Attorney George Giunta Jr., representing the applicant, told the board the unit is a 5,577‑square‑foot condominium built in 1966 and historically shared with a separate tenant, Chilly Bears. Giunta said Chilly Bears ceased operations sooner than expected and Advanced Softball now seeks to occupy the whole building, remove most interior partitions to create batting‑cage space, and use the existing 17 on‑site parking spaces. "Advanced Softball will now take over the entire building and all the parking spaces. They will be the sole tenant, the sole occupant, the sole user of the building," Giunta said.
Why it matters: the expansion changes the configuration but preserves the nature of the use (indoor athletic/exercise facility serving primarily children). The amendment increases the permitted maximum number of participants from 18 to 20 and raises the allowed on‑site staff cap from 3 to 4. The requested parking relief was the larger issue: the building has 17 spaces but the town's indoor athletic standard would yield a much larger theoretical demand. Giunta said an alternative calculation based on drop‑off childcare patterns would produce a lower demand of roughly 13 spaces, but applying the indoor athletic standard would require 40 spaces.

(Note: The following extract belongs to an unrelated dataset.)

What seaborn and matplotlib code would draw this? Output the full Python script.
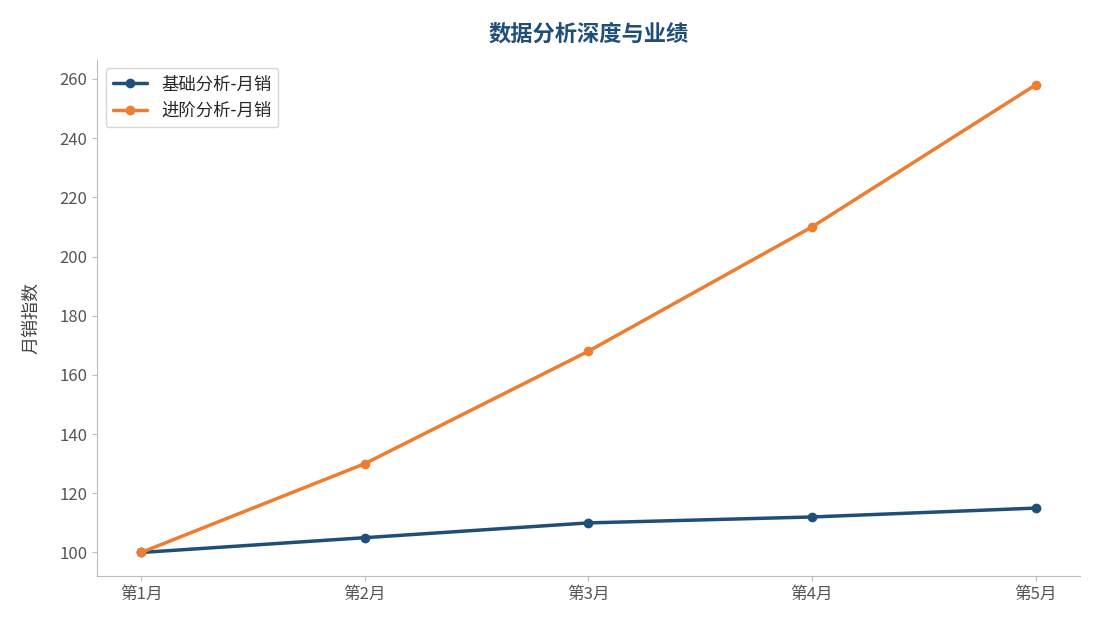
import matplotlib
matplotlib.use("Agg")
import matplotlib.pyplot as plt
import seaborn as sns
import pandas as pd

months = ["第1月", "第2月", "第3月", "第4月", "第5月"]
basic = [100, 105, 110, 112, 115]
advanced = [100, 130, 168, 210, 258]
series_names = ["基础分析-月销", "进阶分析-月销"]

sns.set_style("ticks")
plt.rcParams['font.family'] = ['Noto Sans CJK SC', 'DejaVu Sans']

df = pd.DataFrame({
    "月份": months * 2,
    "值": basic + advanced,
    "系列": [series_names[0]] * 5 + [series_names[1]] * 5,
})

fig = plt.figure(figsize=(10.95, 6.29), dpi=100)
ax = fig.add_axes([0.0886, 0.084, 0.898, 0.821])
sns.lineplot(data=df, x="月份", y="值", hue="系列", marker="o", markersize=7,
             markeredgewidth=0, linewidth=2.5,
             palette=["#1f4e79", "#ed7d31"], ax=ax, sort=False)
ax.set_xlim(-0.197, 4.2)
ax.set_ylim(92, 266.5)
ax.set_yticks(range(100, 261, 20))
ax.set_xlabel("")
ax.set_ylabel("月销指数", fontsize=13, color="#444444", labelpad=14)
ax.set_title("数据分析深度与业绩", fontsize=16, fontweight="bold", color="#1f4e79", pad=14)
for s in ["top", "right"]:
    ax.spines[s].set_visible(False)
for s in ["left", "bottom"]:
    ax.spines[s].set_color("#bbbbbb")
ax.tick_params(colors="#555555", labelsize=12)
ax.tick_params(axis="both", color="#bbbbbb")
leg = ax.legend(loc="upper left", fontsize=12.5, frameon=True)
leg.set_title(None)
fig.savefig("out.png", dpi=100)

To reconcile those differences, the applicant asked the board to continue and expand the previously granted parking waiver to a shortfall of 23 spaces.
Board action and conditions: the board voted to amend the May 15, 2025 special permit to (1) increase the permitted maximum participants from 18 to 20, (2) increase the maximum number of staff at any time from 3 to 4, and (3) expand the parking waiver to cover a 23‑space shortfall. The motion was made by Peter (ZBA member) and seconded; the board approved the amendment unanimously. The board and the applicant confirmed that all other conditions of the original special permit remain in effect.
Additional context: Giunta emphasized the operation is primarily drop‑off/pick‑up for minors (ages 10–18) and said actual peak occupancy will remain at or below 24 people—the same total the board contemplated when the building previously housed both tenants. He also noted the existing parking areas are noncompliant with current design standards (head‑in spaces, lack of landscaping and setbacks) and will continue to require design‑waiver relief.
The board record shows no municipal departments objected to the amendment on operational grounds; Planning, Building, Fire, Board of Health and Public Works submitted no objections or had no additional concerns noted into the record.
What remains unresolved: the transcript shows discussion about whether the town should apply a childcare/drop‑off parking standard versus the indoor athletic standard; the board granted relief consistent with the applicants request and carried forward previous design waivers rather than requiring immediate physical changes to the parking area.
The ZBA action amends the prior special permit but leaves all other conditions from the original decision unchanged.